>> START STORED DATA

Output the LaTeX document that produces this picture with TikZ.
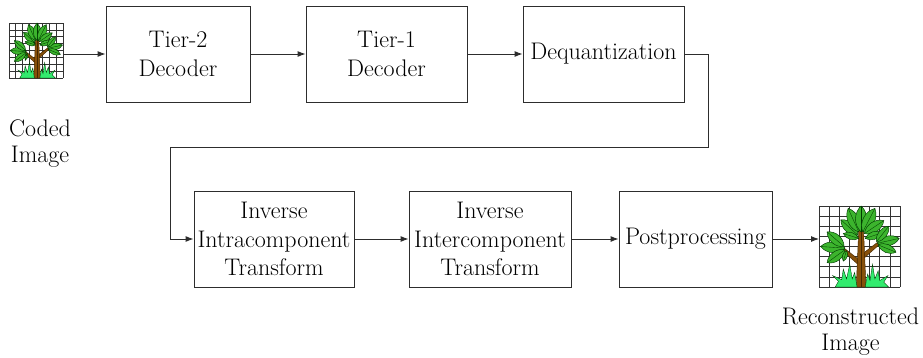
\documentclass[tikz,border=0pt]{standalone}
\usetikzlibrary{arrows.meta}

\definecolor{ink}{RGB}{45,45,45}
\definecolor{leafgreen}{RGB}{60,180,45}
\definecolor{leafdark}{RGB}{0,60,0}
\definecolor{barkbrown}{RGB}{135,80,10}
\definecolor{barkdark}{RGB}{70,40,0}
\definecolor{grassgreen}{RGB}{50,235,110}

% one leaf: a lens between two points with a midrib
\newcommand{\leafat}[2]{%
  \filldraw[leaf] #1 to[bend left=48] #2 to[bend left=48] #1;
  \draw[leafvein] #1 -- #2;}

% tree icon on a grid, drawn in the unit square (y grows downward)
\newcommand{\treeicon}{%
  \fill[white] (0,0) rectangle (1,1);
  \foreach \k in {0,...,8}{%
    \draw[gridline] (\k/8,0) -- (\k/8,1);
    \draw[gridline] (0,\k/8) -- (1,\k/8);}
  % branches and trunk
  \filldraw[bark] (0.49,0.66) -- (0.31,0.52) -- (0.29,0.55) -- (0.48,0.72) -- cycle;
  \filldraw[bark] (0.55,0.58) -- (0.72,0.45) -- (0.74,0.48) -- (0.56,0.64) -- cycle;
  \filldraw[bark] (0.46,1) -- (0.49,0.30) -- (0.55,0.30) -- (0.58,1) -- cycle;
  \draw[barkdark, line width=0.4pt] (0.52,0.32) -- (0.52,1);
  % crown
  \leafat{(0.48,0.36)}{(0.27,0.17)}
  \leafat{(0.49,0.32)}{(0.36,0.03)}
  \leafat{(0.52,0.32)}{(0.52,0.00)}
  \leafat{(0.54,0.32)}{(0.69,0.03)}
  \leafat{(0.56,0.34)}{(0.80,0.18)}
  \leafat{(0.49,0.40)}{(0.30,0.34)}
  \leafat{(0.57,0.40)}{(0.78,0.33)}
  % left cluster
  \leafat{(0.32,0.52)}{(0.02,0.50)}
  \leafat{(0.32,0.54)}{(0.10,0.70)}
  \leafat{(0.31,0.50)}{(0.10,0.32)}
  \leafat{(0.34,0.55)}{(0.30,0.68)}
  % right cluster
  \leafat{(0.72,0.46)}{(0.99,0.40)}
  \leafat{(0.71,0.44)}{(0.86,0.25)}
  \leafat{(0.73,0.48)}{(0.95,0.57)}
  % grass
  \filldraw[grass] (0.20,1) -- (0.24,0.93) -- (0.17,0.86) -- (0.28,0.91) -- (0.30,0.78)
    -- (0.34,0.90) -- (0.38,0.72) -- (0.41,0.90) -- (0.44,0.82) -- (0.47,1) -- cycle;
  \filldraw[grass] (0.57,1) -- (0.60,0.84) -- (0.63,0.92) -- (0.66,0.72) -- (0.69,0.90)
    -- (0.73,0.80) -- (0.75,0.92) -- (0.85,0.86) -- (0.80,0.94) -- (0.86,1) -- cycle;
}

\begin{document}
\begin{tikzpicture}[x=1pt, y=-1pt,
  font=\fontsize{24}{28.5}\selectfont,
  block/.style={draw=ink, line width=0.9pt, align=center, inner sep=0pt,
                minimum height=96pt},
  flow/.style={draw=ink, line width=0.9pt, -{Latex[length=8pt,width=6pt]}},
  caption/.style={align=center, inner sep=0pt,
                  font=\fontsize{24}{26}\selectfont},
  iconframe/.style={inner sep=0pt, outer sep=0pt},
  gridline/.style={draw=black!80, line width=0.6pt},
  leaf/.style={fill=leafgreen, draw=leafdark, line width=0.45pt},
  leafvein/.style={draw=leafdark, line width=0.35pt},
  bark/.style={fill=barkbrown, draw=barkdark, line width=0.45pt},
  grass/.style={fill=grassgreen, draw=leafdark, line width=0.35pt}]
\useasboundingbox (0,0) rectangle (923,357);

% source and result images
\begin{scope}[shift={(9,23)}, x=54pt, y=-55pt]
  \treeicon
\end{scope}
\node[iconframe, minimum width=54pt, minimum height=55pt] (coded) at (36,50.5) {};
\node[caption] (codedlbl) at (40,144) {Coded\\Image};

\begin{scope}[shift={(819,206)}, x=81pt, y=-81pt]
  \treeicon
\end{scope}
\node[iconframe, minimum width=81pt, minimum height=81pt] (recon) at (859.5,246.5) {};
\node[caption] (reconlbl) at (850.5,332) {Reconstructed\\Image};

% processing stages
\node[block, minimum width=144pt] (tiertwo) at (178,54) {Tier-2\\Decoder};
\node[block, minimum width=161pt] (tierone) at (386.5,54) {Tier-1\\Decoder};
\node[block, minimum width=161pt] (dequant) at (603.5,54) {Dequantization};
\node[block, minimum width=160pt] (intra) at (274,239) {Inverse\\Intracomponent\\Transform};
\node[block, minimum width=162pt] (inter) at (490,239) {Inverse\\Intercomponent\\Transform};
\node[block, minimum width=153pt] (post) at (695.5,239) {Postprocessing};

\coordinate (turnright) at (708,147);
\coordinate (turnleft) at (170,147);

% connectors
\draw[flow] (tiertwo.west -| coded.east) -- (tiertwo.west);
\draw[flow] (tiertwo) -- (tierone);
\draw[flow] (tierone) -- (dequant);
\draw[flow] (dequant.east) -| (turnright) -- (turnleft) |- (intra.west);
\draw[flow] (intra) -- (inter);
\draw[flow] (inter) -- (post);
\draw[flow] (post.east) -- (post.east -| recon.west);
\end{tikzpicture}
\end{document}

>> END STORED DATA

PROBLEM TO SOLVE >>
Tally the lines of the preceding listing in which the word "with" appears; state nothing but the total.

FINISHED TASK >>
2